The game draws out the implications of having an anarchist society being propped up by community leaders with huge amounts of influence. There are bad actors in the Flux State – drug dealers, unscrupulous doctors, gun-runners. Your predecessor Monica kept people in line and the show on the road, but all of that gets put at risk when she's gone. The AI Apex absorbs Monica's consciousness and loyalties, and in my playthrough I gave it everything it wanted so that I could protect this community. But at the end, the contradiction of handing over that much power to an unaccountable force in order to protect an anarchist society is laid bare.

In the canonical ending of Dragonfall, the Flux State of Berlin is overrun by the corporations. There's nothing you could have done. You prevented the place being burned to the ground, but the dragons have their way with it, and it's implied that your team actually ends up working for a powerful dragon called Lofwyr. If you side with Apex, the AI is true to its word in that it effectively organises the resistance against the corporations, and the outcome is a truce rather than a rout. But Apex does not follow up on its promise to destroy the dragons. Instead it becomes another power-player in the world – striking deals with dragons and treating people as pawns.

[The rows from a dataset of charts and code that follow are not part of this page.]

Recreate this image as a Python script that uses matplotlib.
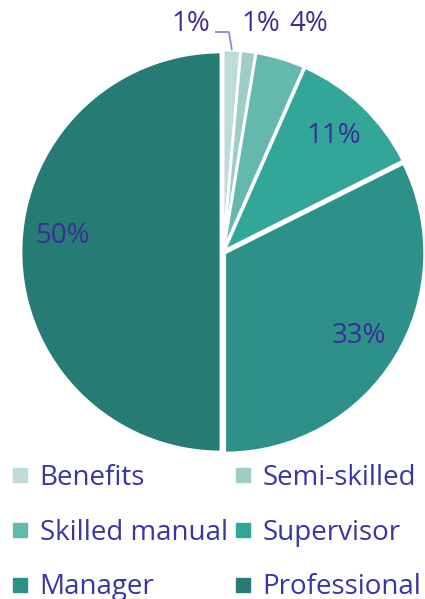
import matplotlib
matplotlib.use("Agg")
import matplotlib.pyplot as plt
from matplotlib.lines import Line2D
import numpy as np

categories = ["Benefits", "Semi-skilled", "Skilled manual", "Supervisor", "Manager", "Professional"]
values = [1.4, 1.2, 4.0, 11.0, 32.4, 50.0]
pct_labels = ["1%", "1%", "4%", "11%", "33%", "50%"]
colors = ["#bedcd7", "#9dcdc5", "#64b8ae", "#33a69a", "#2e9189", "#267c74"]

plt.rcParams['font.family'] = ['Open Sans', 'DejaVu Sans']
W, H = 425, 599
fig = plt.figure(figsize=(W / 100, H / 100), dpi=100)
ax = fig.add_axes([0, 0, 1, 1])

cx, cy, R = 223, 252, 200
wedges, _ = ax.pie(values, colors=colors, startangle=90, counterclock=False,
                   radius=1, explode=[0.01] * len(values),
                   wedgeprops=dict(edgecolor="white", linewidth=2))
ax.set_xlim(-cx / R, (W - cx) / R)
ax.set_ylim(-(H - cy) / R, cy / R)
ax.set_aspect('equal')
ax.axis('off')

txt_col = "#3a2f96"
fs_pct = 20
cum = np.cumsum([0] + values[:-1])
for i, (v, lab) in enumerate(zip(values, pct_labels)):
    mid = np.deg2rad(90 - 360 * (cum[i] + v / 2) / 100)
    if v >= 5:
        r = 0.80
        x, y = r * np.cos(mid), r * np.sin(mid)
        if i == len(values) - 1:
            y += 0.08
        ax.text(x, y, lab, ha='center', va='center', fontsize=fs_pct, color=txt_col)

# small-slice labels placed above the pie
small_x = [-0.16, 0.19, 0.43]
small_y = 1.14
for i, xs in enumerate(small_x):
    ax.text(xs, small_y, pct_labels[i], ha='center', va='center', fontsize=fs_pct, color=txt_col)
mid0 = np.deg2rad(90 - 360 * (values[0] / 2) / 100)
ax.plot([-0.04, 0.03, np.cos(mid0) * 1.01], [1.10, 1.10, np.sin(mid0) * 1.01],
        color="#8f86d9", lw=1.3, solid_capstyle='butt')

order = [0, 2, 4, 1, 3, 5]
handles = [Line2D([], [], marker='s', linestyle='', color=colors[i], markersize=10) for i in order]
labels = [categories[i] for i in order]
leg = fig.legend(handles, labels, loc='upper left', bbox_to_anchor=(0.028, 1 - 464 / H),
                 ncol=2, frameon=False, fontsize=20, handlelength=0.6, handletextpad=0.4,
                 columnspacing=0.25, labelspacing=0.96, borderaxespad=0, borderpad=0)
for t in leg.get_texts():
    t.set_color("#3b34a3")

fig.savefig("out.png", dpi=100)
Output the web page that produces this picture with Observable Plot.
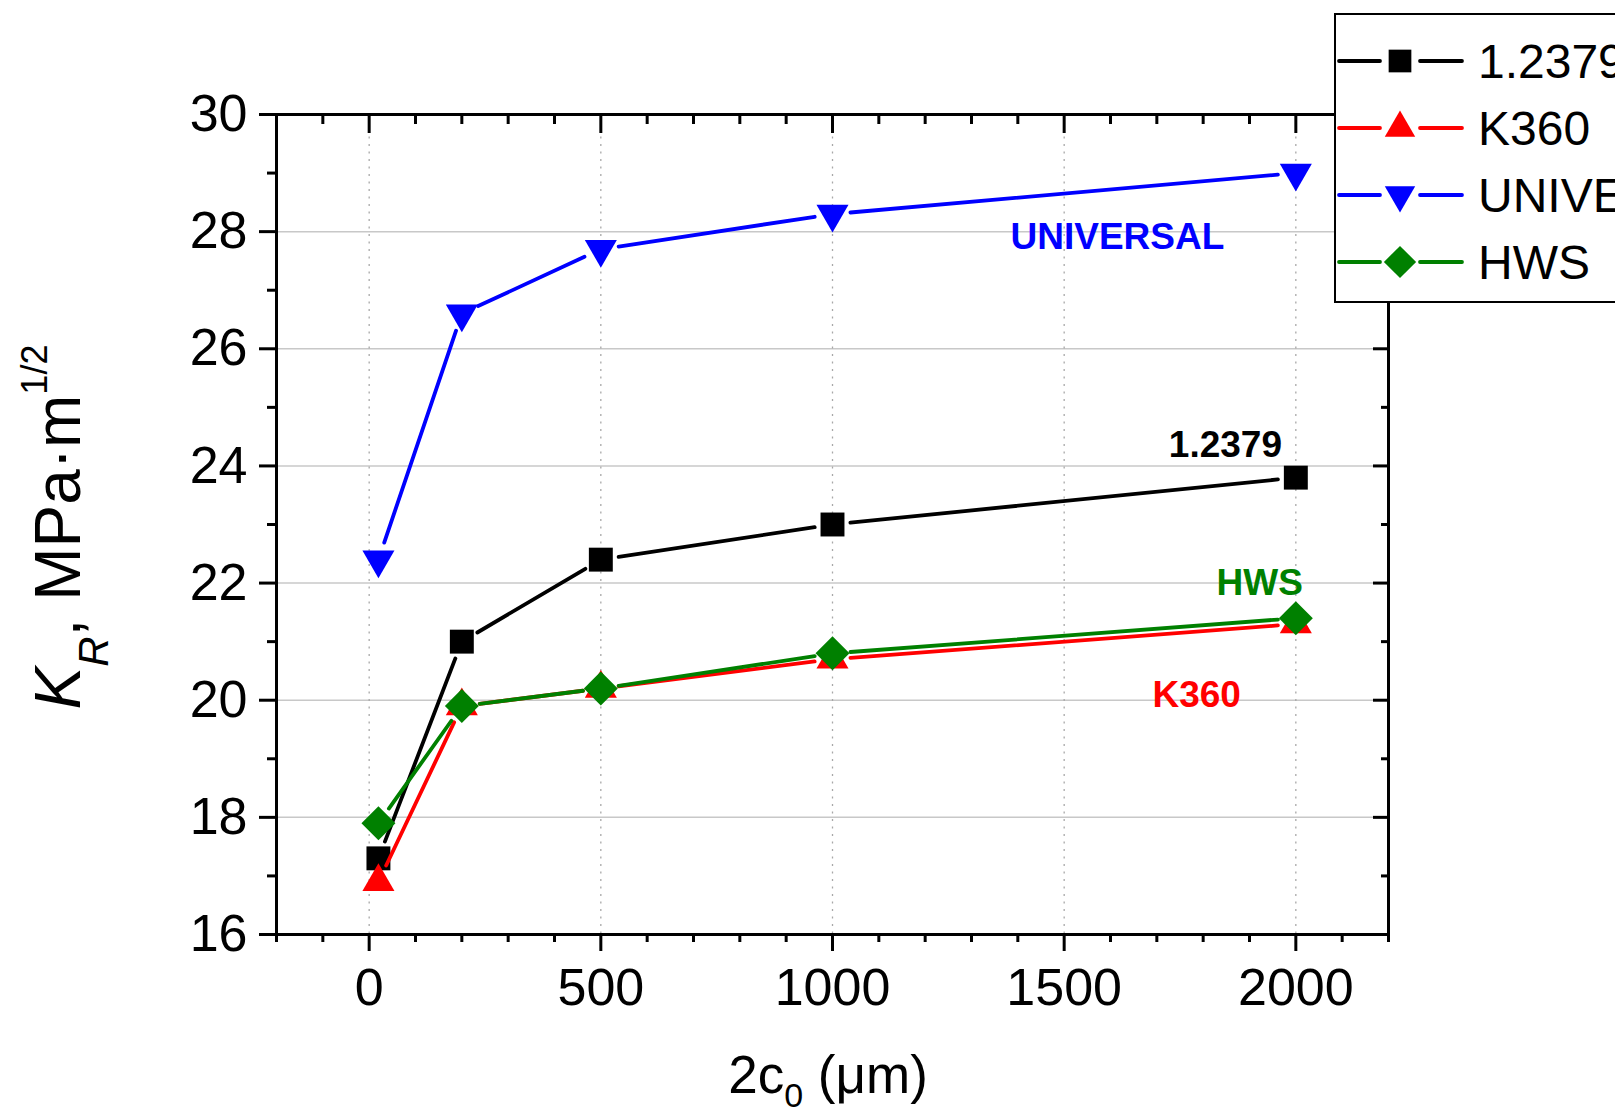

The definitive edition adds an ending where you can join the bad guys and really take out the dragons for good. That option leads to a literal apocalypse – the magic embodied in dragons is loosened upon the world with horrific results. It's a clear metaphor for the danger of having a power-vacuum – an idea the game keeps returning to. There are worse things out there than dragons, and sometimes it's better to deal with the devil you know. Although it is a story set in an anarchist community, Dragonfall is deeply pessimistic about the prospect of such a community being sustainable over the long-term. Hierarchy and power will reassert themselves one way or another. The fall of dragons means chaos and destruction, not freedom.